Go through the records and give each one again exactly.
"""
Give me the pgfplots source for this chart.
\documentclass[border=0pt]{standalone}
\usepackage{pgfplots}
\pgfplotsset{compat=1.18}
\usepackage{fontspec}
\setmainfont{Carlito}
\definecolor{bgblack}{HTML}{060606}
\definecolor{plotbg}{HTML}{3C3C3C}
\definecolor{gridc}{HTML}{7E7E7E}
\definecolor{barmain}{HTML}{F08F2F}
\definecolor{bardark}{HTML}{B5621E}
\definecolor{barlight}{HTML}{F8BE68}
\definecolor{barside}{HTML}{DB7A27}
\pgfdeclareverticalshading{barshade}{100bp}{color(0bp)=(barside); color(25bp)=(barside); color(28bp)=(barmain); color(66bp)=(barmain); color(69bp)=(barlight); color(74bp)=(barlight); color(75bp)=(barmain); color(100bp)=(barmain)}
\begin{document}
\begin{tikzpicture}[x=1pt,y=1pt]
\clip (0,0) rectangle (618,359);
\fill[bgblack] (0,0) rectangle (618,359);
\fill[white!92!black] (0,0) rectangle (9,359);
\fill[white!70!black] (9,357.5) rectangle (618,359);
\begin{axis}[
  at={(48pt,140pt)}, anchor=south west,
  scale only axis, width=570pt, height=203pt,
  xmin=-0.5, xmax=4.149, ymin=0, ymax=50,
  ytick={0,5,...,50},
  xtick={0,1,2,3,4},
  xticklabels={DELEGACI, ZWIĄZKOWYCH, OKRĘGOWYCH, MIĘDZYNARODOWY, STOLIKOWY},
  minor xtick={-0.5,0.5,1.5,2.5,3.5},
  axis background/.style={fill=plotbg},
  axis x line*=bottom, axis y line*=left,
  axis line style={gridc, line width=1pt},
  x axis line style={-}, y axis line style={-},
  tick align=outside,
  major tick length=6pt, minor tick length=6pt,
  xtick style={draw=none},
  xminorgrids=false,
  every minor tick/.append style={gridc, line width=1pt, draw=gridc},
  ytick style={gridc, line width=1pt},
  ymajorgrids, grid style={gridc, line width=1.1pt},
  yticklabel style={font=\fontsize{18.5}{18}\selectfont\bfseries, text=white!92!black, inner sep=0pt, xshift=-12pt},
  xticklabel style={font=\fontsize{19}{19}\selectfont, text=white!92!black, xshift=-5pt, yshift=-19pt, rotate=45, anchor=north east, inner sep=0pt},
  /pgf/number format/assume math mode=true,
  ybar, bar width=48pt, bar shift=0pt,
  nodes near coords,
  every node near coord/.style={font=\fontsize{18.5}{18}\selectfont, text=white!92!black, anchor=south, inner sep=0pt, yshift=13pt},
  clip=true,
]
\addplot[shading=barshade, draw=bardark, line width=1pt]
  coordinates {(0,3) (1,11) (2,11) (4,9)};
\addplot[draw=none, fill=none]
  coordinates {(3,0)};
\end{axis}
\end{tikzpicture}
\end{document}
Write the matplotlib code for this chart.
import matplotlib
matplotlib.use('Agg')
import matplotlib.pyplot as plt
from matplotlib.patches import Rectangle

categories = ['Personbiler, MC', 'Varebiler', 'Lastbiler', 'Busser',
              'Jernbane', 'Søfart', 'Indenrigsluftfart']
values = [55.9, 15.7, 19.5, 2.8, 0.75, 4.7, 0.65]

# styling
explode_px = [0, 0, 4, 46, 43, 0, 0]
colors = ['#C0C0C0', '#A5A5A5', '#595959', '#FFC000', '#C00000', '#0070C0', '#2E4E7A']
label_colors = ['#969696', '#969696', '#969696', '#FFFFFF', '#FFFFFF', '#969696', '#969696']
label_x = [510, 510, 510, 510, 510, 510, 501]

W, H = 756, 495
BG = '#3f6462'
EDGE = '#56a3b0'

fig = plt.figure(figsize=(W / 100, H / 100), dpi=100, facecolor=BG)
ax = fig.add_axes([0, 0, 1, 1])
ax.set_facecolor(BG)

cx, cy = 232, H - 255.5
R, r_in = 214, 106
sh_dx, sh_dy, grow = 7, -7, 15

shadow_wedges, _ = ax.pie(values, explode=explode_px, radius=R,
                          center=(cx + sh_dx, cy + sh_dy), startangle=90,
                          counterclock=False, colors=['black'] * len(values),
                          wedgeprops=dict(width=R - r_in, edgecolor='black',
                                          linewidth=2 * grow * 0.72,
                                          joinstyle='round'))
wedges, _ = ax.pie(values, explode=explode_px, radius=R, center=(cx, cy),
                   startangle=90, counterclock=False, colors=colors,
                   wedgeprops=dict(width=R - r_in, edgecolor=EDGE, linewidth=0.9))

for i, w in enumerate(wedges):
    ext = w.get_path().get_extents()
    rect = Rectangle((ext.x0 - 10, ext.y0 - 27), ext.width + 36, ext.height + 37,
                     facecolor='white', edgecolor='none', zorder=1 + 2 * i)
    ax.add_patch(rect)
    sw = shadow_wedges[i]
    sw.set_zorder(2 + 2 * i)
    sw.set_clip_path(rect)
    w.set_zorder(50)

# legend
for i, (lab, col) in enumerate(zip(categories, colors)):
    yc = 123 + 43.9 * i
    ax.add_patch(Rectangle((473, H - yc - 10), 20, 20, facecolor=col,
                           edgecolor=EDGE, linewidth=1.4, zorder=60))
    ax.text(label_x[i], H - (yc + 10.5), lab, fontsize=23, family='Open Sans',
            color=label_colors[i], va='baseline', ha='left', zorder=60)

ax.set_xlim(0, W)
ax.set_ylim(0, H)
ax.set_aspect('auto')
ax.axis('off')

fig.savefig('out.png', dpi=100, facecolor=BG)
"""
• TASK RESULT
Give me the pgfplots source for this chart.
\documentclass[border=0pt]{standalone}
\usepackage{pgfplots}
\pgfplotsset{compat=1.18}
\usepackage{fontspec}
\setmainfont{Carlito}
\definecolor{bgblack}{HTML}{060606}
\definecolor{plotbg}{HTML}{3C3C3C}
\definecolor{gridc}{HTML}{7E7E7E}
\definecolor{barmain}{HTML}{F08F2F}
\definecolor{bardark}{HTML}{B5621E}
\definecolor{barlight}{HTML}{F8BE68}
\definecolor{barside}{HTML}{DB7A27}
\pgfdeclareverticalshading{barshade}{100bp}{color(0bp)=(barside); color(25bp)=(barside); color(28bp)=(barmain); color(66bp)=(barmain); color(69bp)=(barlight); color(74bp)=(barlight); color(75bp)=(barmain); color(100bp)=(barmain)}
\begin{document}
\begin{tikzpicture}[x=1pt,y=1pt]
\clip (0,0) rectangle (618,359);
\fill[bgblack] (0,0) rectangle (618,359);
\fill[white!92!black] (0,0) rectangle (9,359);
\fill[white!70!black] (9,357.5) rectangle (618,359);
\begin{axis}[
  at={(48pt,140pt)}, anchor=south west,
  scale only axis, width=570pt, height=203pt,
  xmin=-0.5, xmax=4.149, ymin=0, ymax=50,
  ytick={0,5,...,50},
  xtick={0,1,2,3,4},
  xticklabels={DELEGACI, ZWIĄZKOWYCH, OKRĘGOWYCH, MIĘDZYNARODOWY, STOLIKOWY},
  minor xtick={-0.5,0.5,1.5,2.5,3.5},
  axis background/.style={fill=plotbg},
  axis x line*=bottom, axis y line*=left,
  axis line style={gridc, line width=1pt},
  x axis line style={-}, y axis line style={-},
  tick align=outside,
  major tick length=6pt, minor tick length=6pt,
  xtick style={draw=none},
  xminorgrids=false,
  every minor tick/.append style={gridc, line width=1pt, draw=gridc},
  ytick style={gridc, line width=1pt},
  ymajorgrids, grid style={gridc, line width=1.1pt},
  yticklabel style={font=\fontsize{18.5}{18}\selectfont\bfseries, text=white!92!black, inner sep=0pt, xshift=-12pt},
  xticklabel style={font=\fontsize{19}{19}\selectfont, text=white!92!black, xshift=-5pt, yshift=-19pt, rotate=45, anchor=north east, inner sep=0pt},
  /pgf/number format/assume math mode=true,
  ybar, bar width=48pt, bar shift=0pt,
  nodes near coords,
  every node near coord/.style={font=\fontsize{18.5}{18}\selectfont, text=white!92!black, anchor=south, inner sep=0pt, yshift=13pt},
  clip=true,
]
\addplot[shading=barshade, draw=bardark, line width=1pt]
  coordinates {(0,3) (1,11) (2,11) (4,9)};
\addplot[draw=none, fill=none]
  coordinates {(3,0)};
\end{axis}
\end{tikzpicture}
\end{document}
Write the matplotlib code for this chart.
import matplotlib
matplotlib.use('Agg')
import matplotlib.pyplot as plt
from matplotlib.patches import Rectangle

categories = ['Personbiler, MC', 'Varebiler', 'Lastbiler', 'Busser',
              'Jernbane', 'Søfart', 'Indenrigsluftfart']
values = [55.9, 15.7, 19.5, 2.8, 0.75, 4.7, 0.65]

# styling
explode_px = [0, 0, 4, 46, 43, 0, 0]
colors = ['#C0C0C0', '#A5A5A5', '#595959', '#FFC000', '#C00000', '#0070C0', '#2E4E7A']
label_colors = ['#969696', '#969696', '#969696', '#FFFFFF', '#FFFFFF', '#969696', '#969696']
label_x = [510, 510, 510, 510, 510, 510, 501]

W, H = 756, 495
BG = '#3f6462'
EDGE = '#56a3b0'

fig = plt.figure(figsize=(W / 100, H / 100), dpi=100, facecolor=BG)
ax = fig.add_axes([0, 0, 1, 1])
ax.set_facecolor(BG)

cx, cy = 232, H - 255.5
R, r_in = 214, 106
sh_dx, sh_dy, grow = 7, -7, 15

shadow_wedges, _ = ax.pie(values, explode=explode_px, radius=R,
                          center=(cx + sh_dx, cy + sh_dy), startangle=90,
                          counterclock=False, colors=['black'] * len(values),
                          wedgeprops=dict(width=R - r_in, edgecolor='black',
                                          linewidth=2 * grow * 0.72,
                                          joinstyle='round'))
wedges, _ = ax.pie(values, explode=explode_px, radius=R, center=(cx, cy),
                   startangle=90, counterclock=False, colors=colors,
                   wedgeprops=dict(width=R - r_in, edgecolor=EDGE, linewidth=0.9))

for i, w in enumerate(wedges):
    ext = w.get_path().get_extents()
    rect = Rectangle((ext.x0 - 10, ext.y0 - 27), ext.width + 36, ext.height + 37,
                     facecolor='white', edgecolor='none', zorder=1 + 2 * i)
    ax.add_patch(rect)
    sw = shadow_wedges[i]
    sw.set_zorder(2 + 2 * i)
    sw.set_clip_path(rect)
    w.set_zorder(50)

# legend
for i, (lab, col) in enumerate(zip(categories, colors)):
    yc = 123 + 43.9 * i
    ax.add_patch(Rectangle((473, H - yc - 10), 20, 20, facecolor=col,
                           edgecolor=EDGE, linewidth=1.4, zorder=60))
    ax.text(label_x[i], H - (yc + 10.5), lab, fontsize=23, family='Open Sans',
            color=label_colors[i], va='baseline', ha='left', zorder=60)

ax.set_xlim(0, W)
ax.set_ylim(0, H)
ax.set_aspect('auto')
ax.axis('off')

fig.savefig('out.png', dpi=100, facecolor=BG)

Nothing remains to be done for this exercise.